# Dataset content

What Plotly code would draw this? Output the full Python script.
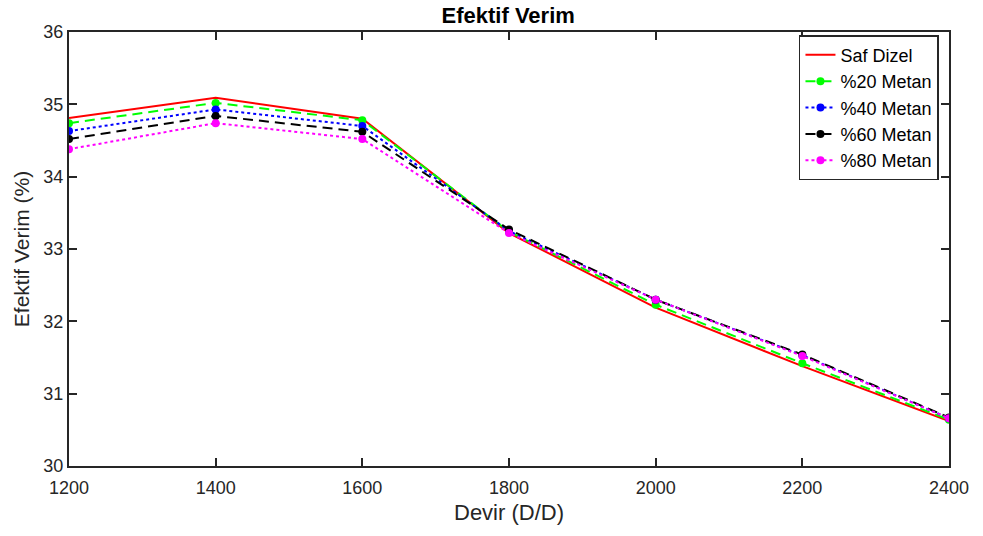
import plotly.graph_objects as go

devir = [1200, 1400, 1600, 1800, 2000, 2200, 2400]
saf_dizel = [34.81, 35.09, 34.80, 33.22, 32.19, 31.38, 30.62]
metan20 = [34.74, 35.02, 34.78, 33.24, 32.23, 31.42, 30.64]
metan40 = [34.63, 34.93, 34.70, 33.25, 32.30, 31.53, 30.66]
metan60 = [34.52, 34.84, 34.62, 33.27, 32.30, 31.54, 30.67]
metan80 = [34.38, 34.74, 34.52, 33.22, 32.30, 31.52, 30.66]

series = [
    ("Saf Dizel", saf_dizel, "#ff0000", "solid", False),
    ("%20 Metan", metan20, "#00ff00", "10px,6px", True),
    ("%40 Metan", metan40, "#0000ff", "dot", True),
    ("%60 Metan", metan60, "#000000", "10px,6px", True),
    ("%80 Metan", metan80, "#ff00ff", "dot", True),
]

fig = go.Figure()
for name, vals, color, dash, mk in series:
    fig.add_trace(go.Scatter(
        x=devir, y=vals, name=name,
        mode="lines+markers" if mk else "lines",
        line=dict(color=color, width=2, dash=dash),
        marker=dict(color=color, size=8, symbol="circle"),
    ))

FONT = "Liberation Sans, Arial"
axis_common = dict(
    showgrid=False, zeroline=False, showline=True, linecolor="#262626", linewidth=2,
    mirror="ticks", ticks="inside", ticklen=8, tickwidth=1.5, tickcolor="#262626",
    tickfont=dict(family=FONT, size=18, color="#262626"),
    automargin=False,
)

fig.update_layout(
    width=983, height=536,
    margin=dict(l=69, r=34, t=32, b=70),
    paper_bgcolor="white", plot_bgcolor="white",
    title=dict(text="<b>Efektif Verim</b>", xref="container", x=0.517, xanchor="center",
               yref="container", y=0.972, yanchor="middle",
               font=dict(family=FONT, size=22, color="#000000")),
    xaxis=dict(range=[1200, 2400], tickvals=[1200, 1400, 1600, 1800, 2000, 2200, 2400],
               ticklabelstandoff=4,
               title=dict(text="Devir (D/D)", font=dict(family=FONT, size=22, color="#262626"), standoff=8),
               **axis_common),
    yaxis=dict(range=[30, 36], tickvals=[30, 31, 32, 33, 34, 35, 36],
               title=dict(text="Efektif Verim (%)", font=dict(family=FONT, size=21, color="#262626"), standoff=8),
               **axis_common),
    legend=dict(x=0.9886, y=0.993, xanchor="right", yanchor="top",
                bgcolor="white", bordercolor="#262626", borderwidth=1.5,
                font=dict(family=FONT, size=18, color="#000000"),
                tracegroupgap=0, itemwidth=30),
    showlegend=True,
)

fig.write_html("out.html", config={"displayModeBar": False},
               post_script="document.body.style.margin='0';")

# Directive
Leave out the pictures and print every line of the data exactly.

# Result of this exercise
What Plotly code would draw this? Output the full Python script.
import plotly.graph_objects as go

devir = [1200, 1400, 1600, 1800, 2000, 2200, 2400]
saf_dizel = [34.81, 35.09, 34.80, 33.22, 32.19, 31.38, 30.62]
metan20 = [34.74, 35.02, 34.78, 33.24, 32.23, 31.42, 30.64]
metan40 = [34.63, 34.93, 34.70, 33.25, 32.30, 31.53, 30.66]
metan60 = [34.52, 34.84, 34.62, 33.27, 32.30, 31.54, 30.67]
metan80 = [34.38, 34.74, 34.52, 33.22, 32.30, 31.52, 30.66]

series = [
    ("Saf Dizel", saf_dizel, "#ff0000", "solid", False),
    ("%20 Metan", metan20, "#00ff00", "10px,6px", True),
    ("%40 Metan", metan40, "#0000ff", "dot", True),
    ("%60 Metan", metan60, "#000000", "10px,6px", True),
    ("%80 Metan", metan80, "#ff00ff", "dot", True),
]

fig = go.Figure()
for name, vals, color, dash, mk in series:
    fig.add_trace(go.Scatter(
        x=devir, y=vals, name=name,
        mode="lines+markers" if mk else "lines",
        line=dict(color=color, width=2, dash=dash),
        marker=dict(color=color, size=8, symbol="circle"),
    ))

FONT = "Liberation Sans, Arial"
axis_common = dict(
    showgrid=False, zeroline=False, showline=True, linecolor="#262626", linewidth=2,
    mirror="ticks", ticks="inside", ticklen=8, tickwidth=1.5, tickcolor="#262626",
    tickfont=dict(family=FONT, size=18, color="#262626"),
    automargin=False,
)

fig.update_layout(
    width=983, height=536,
    margin=dict(l=69, r=34, t=32, b=70),
    paper_bgcolor="white", plot_bgcolor="white",
    title=dict(text="<b>Efektif Verim</b>", xref="container", x=0.517, xanchor="center",
               yref="container", y=0.972, yanchor="middle",
               font=dict(family=FONT, size=22, color="#000000")),
    xaxis=dict(range=[1200, 2400], tickvals=[1200, 1400, 1600, 1800, 2000, 2200, 2400],
               ticklabelstandoff=4,
               title=dict(text="Devir (D/D)", font=dict(family=FONT, size=22, color="#262626"), standoff=8),
               **axis_common),
    yaxis=dict(range=[30, 36], tickvals=[30, 31, 32, 33, 34, 35, 36],
               title=dict(text="Efektif Verim (%)", font=dict(family=FONT, size=21, color="#262626"), standoff=8),
               **axis_common),
    legend=dict(x=0.9886, y=0.993, xanchor="right", yanchor="top",
                bgcolor="white", bordercolor="#262626", borderwidth=1.5,
                font=dict(family=FONT, size=18, color="#000000"),
                tracegroupgap=0, itemwidth=30),
    showlegend=True,
)

fig.write_html("out.html", config={"displayModeBar": False},
               post_script="document.body.style.margin='0';")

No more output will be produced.